-- START OF GIVEN INFORMATION --
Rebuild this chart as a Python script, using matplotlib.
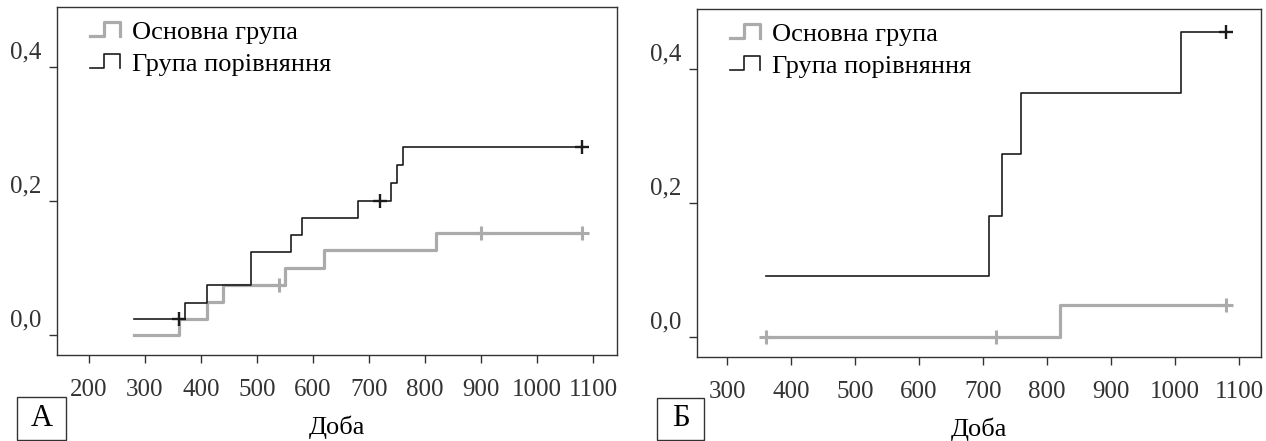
#!/usr/bin/env python3
"""Cumulative incidence, two panels (А, Б) — main vs comparison group."""

import matplotlib
matplotlib.use('Agg')
import matplotlib.pyplot as plt
from matplotlib.lines import Line2D
from matplotlib.legend_handler import HandlerBase
from matplotlib.patches import Rectangle
from matplotlib.transforms import ScaledTranslation

plt.rcParams['font.family'] = ['Liberation Serif', 'DejaVu Serif']

LABELS = ['Основна група', 'Група порівняння']
XLABEL = 'Доба'
YTICKS = [0.0, 0.2, 0.4]
YTICKLABELS = ['0,0', '0,2', '0,4']

# panel А
A_XTICKS = [200, 300, 400, 500, 600, 700, 800, 900, 1000, 1100]
A_MAIN_T = [281, 361, 410, 440, 550, 620, 820, 1080]
A_MAIN_Y = [0.0, 0.024, 0.049, 0.074, 0.100, 0.126, 0.152, 0.152]
A_MAIN_CENS_T = [540, 900, 1080]
A_MAIN_CENS_Y = [0.074, 0.152, 0.152]
A_CMP_T = [281, 371, 410, 490, 560, 580, 680, 740, 750, 760, 1080]
A_CMP_Y = [0.023, 0.048, 0.074, 0.124, 0.149, 0.174, 0.200, 0.227, 0.253,
           0.280, 0.280]
A_CMP_CENS_T = [360, 719, 1080]
A_CMP_CENS_Y = [0.023, 0.200, 0.280]

# panel Б
B_XTICKS = [300, 400, 500, 600, 700, 800, 900, 1000, 1100]
B_MAIN_T = [360, 820, 1080]
B_MAIN_Y = [0.0, 0.048, 0.048]
B_MAIN_CENS_T = [360, 720, 1080]
B_MAIN_CENS_Y = [0.0, 0.0, 0.048]
B_CMP_T = [360, 709, 730, 759, 1009, 1080]
B_CMP_Y = [0.091, 0.181, 0.273, 0.364, 0.455, 0.455]
B_CMP_CENS_T = [1080]
B_CMP_CENS_Y = [0.455]

GREY = '#ababab'
BLACK = '#1c1c1c'
TICK_FS = 18
TEXT_FS = 19


class StepHandler(HandlerBase):
    def create_artists(self, legend, orig_handle, xdescent, ydescent,
                       width, height, fontsize, trans):
        x0, y0 = -xdescent, -ydescent
        xs = [x0, x0 + 0.45 * width, x0 + 0.45 * width, x0 + width, x0 + width]
        ys = [y0, y0, y0 + height, y0 + height, y0]
        ln = Line2D(xs, ys, color=orig_handle.get_color(),
                    lw=orig_handle.get_linewidth(), transform=trans)
        return [ln]


def panel(fig, rect, xticks, xlim, main, cmp_, letter, letter_box):
    ax = fig.add_axes(rect)
    t, y, ct, cy = main
    g, = ax.step(t, y, where='post', color=GREY, lw=2.3)
    ax.plot(ct, cy, ls='none', marker='+', ms=10, mew=2.2, color=GREY)
    t, y, ct, cy = cmp_
    b, = ax.step(t, y, where='post', color=BLACK, lw=1.2)
    ax.plot(ct, cy, ls='none', marker='+', ms=10, mew=1.7, color=BLACK)

    ax.set_xlim(*xlim)
    ax.set_ylim(-0.03, 0.489)
    ax.set_xticks(xticks)
    ax.set_yticks(YTICKS)
    ax.set_yticklabels(YTICKLABELS)
    ax.tick_params(axis='x', length=6, width=1, pad=11, labelsize=TICK_FS,
                   colors='#333333')
    ax.tick_params(axis='y', length=6, width=1, pad=5, labelsize=TICK_FS,
                   colors='#333333')
    shift = ScaledTranslation(0, 17 / 100, fig.dpi_scale_trans)
    for lab in ax.get_yticklabels():
        lab.set_transform(lab.get_transform() + shift)
    for s in ax.spines.values():
        s.set_color('#333333')
        s.set_linewidth(1.0)
    ax.set_xlabel(XLABEL, fontsize=TEXT_FS, labelpad=11)

    ax.legend([g, b], LABELS, handler_map={Line2D: StepHandler()},
              loc='upper left', bbox_to_anchor=(0.059, 0.958),
              frameon=False, fontsize=TEXT_FS, handlelength=1.14,
              handleheight=0.42, handletextpad=0.45, labelspacing=0.38,
              borderpad=0, borderaxespad=0)

    x0, y0, w, h = letter_box
    fig.patches.append(Rectangle((x0, y0), w, h, transform=fig.transFigure,
                                 fill=False, ec='#333333', lw=1.0))
    fig.text(x0 + w / 2, y0 + h / 2, letter, ha='center', va='center',
             fontsize=22)
    return ax


def plot():
    fig = plt.figure(figsize=(12.66, 4.41), dpi=100)
    panel(fig, [0.0450, 0.195, 0.4424, 0.789], A_XTICKS, (143, 1143),
          (A_MAIN_T, A_MAIN_Y, A_MAIN_CENS_T, A_MAIN_CENS_Y),
          (A_CMP_T, A_CMP_Y, A_CMP_CENS_T, A_CMP_CENS_Y),
          'А', (0.0134, 0.0023, 0.0387, 0.0975))
    panel(fig, [0.5506, 0.1905, 0.4455, 0.789], B_XTICKS, (253, 1134.5),
          (B_MAIN_T, B_MAIN_Y, B_MAIN_CENS_T, B_MAIN_CENS_Y),
          (B_CMP_T, B_CMP_Y, B_CMP_CENS_T, B_CMP_CENS_Y),
          'Б', (0.519, 0.0023, 0.0371, 0.0952))
    fig.savefig('out.png', dpi=100)


if __name__ == '__main__':
    plot()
-- END OF GIVEN INFORMATION --
Copy every line of the data word for word, omitting the images.

WRITTEN REPLY »
Rebuild this chart as a Python script, using matplotlib.
#!/usr/bin/env python3
"""Cumulative incidence, two panels (А, Б) — main vs comparison group."""

import matplotlib
matplotlib.use('Agg')
import matplotlib.pyplot as plt
from matplotlib.lines import Line2D
from matplotlib.legend_handler import HandlerBase
from matplotlib.patches import Rectangle
from matplotlib.transforms import ScaledTranslation

plt.rcParams['font.family'] = ['Liberation Serif', 'DejaVu Serif']

LABELS = ['Основна група', 'Група порівняння']
XLABEL = 'Доба'
YTICKS = [0.0, 0.2, 0.4]
YTICKLABELS = ['0,0', '0,2', '0,4']

# panel А
A_XTICKS = [200, 300, 400, 500, 600, 700, 800, 900, 1000, 1100]
A_MAIN_T = [281, 361, 410, 440, 550, 620, 820, 1080]
A_MAIN_Y = [0.0, 0.024, 0.049, 0.074, 0.100, 0.126, 0.152, 0.152]
A_MAIN_CENS_T = [540, 900, 1080]
A_MAIN_CENS_Y = [0.074, 0.152, 0.152]
A_CMP_T = [281, 371, 410, 490, 560, 580, 680, 740, 750, 760, 1080]
A_CMP_Y = [0.023, 0.048, 0.074, 0.124, 0.149, 0.174, 0.200, 0.227, 0.253,
           0.280, 0.280]
A_CMP_CENS_T = [360, 719, 1080]
A_CMP_CENS_Y = [0.023, 0.200, 0.280]

# panel Б
B_XTICKS = [300, 400, 500, 600, 700, 800, 900, 1000, 1100]
B_MAIN_T = [360, 820, 1080]
B_MAIN_Y = [0.0, 0.048, 0.048]
B_MAIN_CENS_T = [360, 720, 1080]
B_MAIN_CENS_Y = [0.0, 0.0, 0.048]
B_CMP_T = [360, 709, 730, 759, 1009, 1080]
B_CMP_Y = [0.091, 0.181, 0.273, 0.364, 0.455, 0.455]
B_CMP_CENS_T = [1080]
B_CMP_CENS_Y = [0.455]

GREY = '#ababab'
BLACK = '#1c1c1c'
TICK_FS = 18
TEXT_FS = 19


class StepHandler(HandlerBase):
    def create_artists(self, legend, orig_handle, xdescent, ydescent,
                       width, height, fontsize, trans):
        x0, y0 = -xdescent, -ydescent
        xs = [x0, x0 + 0.45 * width, x0 + 0.45 * width, x0 + width, x0 + width]
        ys = [y0, y0, y0 + height, y0 + height, y0]
        ln = Line2D(xs, ys, color=orig_handle.get_color(),
                    lw=orig_handle.get_linewidth(), transform=trans)
        return [ln]


def panel(fig, rect, xticks, xlim, main, cmp_, letter, letter_box):
    ax = fig.add_axes(rect)
    t, y, ct, cy = main
    g, = ax.step(t, y, where='post', color=GREY, lw=2.3)
    ax.plot(ct, cy, ls='none', marker='+', ms=10, mew=2.2, color=GREY)
    t, y, ct, cy = cmp_
    b, = ax.step(t, y, where='post', color=BLACK, lw=1.2)
    ax.plot(ct, cy, ls='none', marker='+', ms=10, mew=1.7, color=BLACK)

    ax.set_xlim(*xlim)
    ax.set_ylim(-0.03, 0.489)
    ax.set_xticks(xticks)
    ax.set_yticks(YTICKS)
    ax.set_yticklabels(YTICKLABELS)
    ax.tick_params(axis='x', length=6, width=1, pad=11, labelsize=TICK_FS,
                   colors='#333333')
    ax.tick_params(axis='y', length=6, width=1, pad=5, labelsize=TICK_FS,
                   colors='#333333')
    shift = ScaledTranslation(0, 17 / 100, fig.dpi_scale_trans)
    for lab in ax.get_yticklabels():
        lab.set_transform(lab.get_transform() + shift)
    for s in ax.spines.values():
        s.set_color('#333333')
        s.set_linewidth(1.0)
    ax.set_xlabel(XLABEL, fontsize=TEXT_FS, labelpad=11)

    ax.legend([g, b], LABELS, handler_map={Line2D: StepHandler()},
              loc='upper left', bbox_to_anchor=(0.059, 0.958),
              frameon=False, fontsize=TEXT_FS, handlelength=1.14,
              handleheight=0.42, handletextpad=0.45, labelspacing=0.38,
              borderpad=0, borderaxespad=0)

    x0, y0, w, h = letter_box
    fig.patches.append(Rectangle((x0, y0), w, h, transform=fig.transFigure,
                                 fill=False, ec='#333333', lw=1.0))
    fig.text(x0 + w / 2, y0 + h / 2, letter, ha='center', va='center',
             fontsize=22)
    return ax


def plot():
    fig = plt.figure(figsize=(12.66, 4.41), dpi=100)
    panel(fig, [0.0450, 0.195, 0.4424, 0.789], A_XTICKS, (143, 1143),
          (A_MAIN_T, A_MAIN_Y, A_MAIN_CENS_T, A_MAIN_CENS_Y),
          (A_CMP_T, A_CMP_Y, A_CMP_CENS_T, A_CMP_CENS_Y),
          'А', (0.0134, 0.0023, 0.0387, 0.0975))
    panel(fig, [0.5506, 0.1905, 0.4455, 0.789], B_XTICKS, (253, 1134.5),
          (B_MAIN_T, B_MAIN_Y, B_MAIN_CENS_T, B_MAIN_CENS_Y),
          (B_CMP_T, B_CMP_Y, B_CMP_CENS_T, B_CMP_CENS_Y),
          'Б', (0.519, 0.0023, 0.0371, 0.0952))
    fig.savefig('out.png', dpi=100)


if __name__ == '__main__':
    plot()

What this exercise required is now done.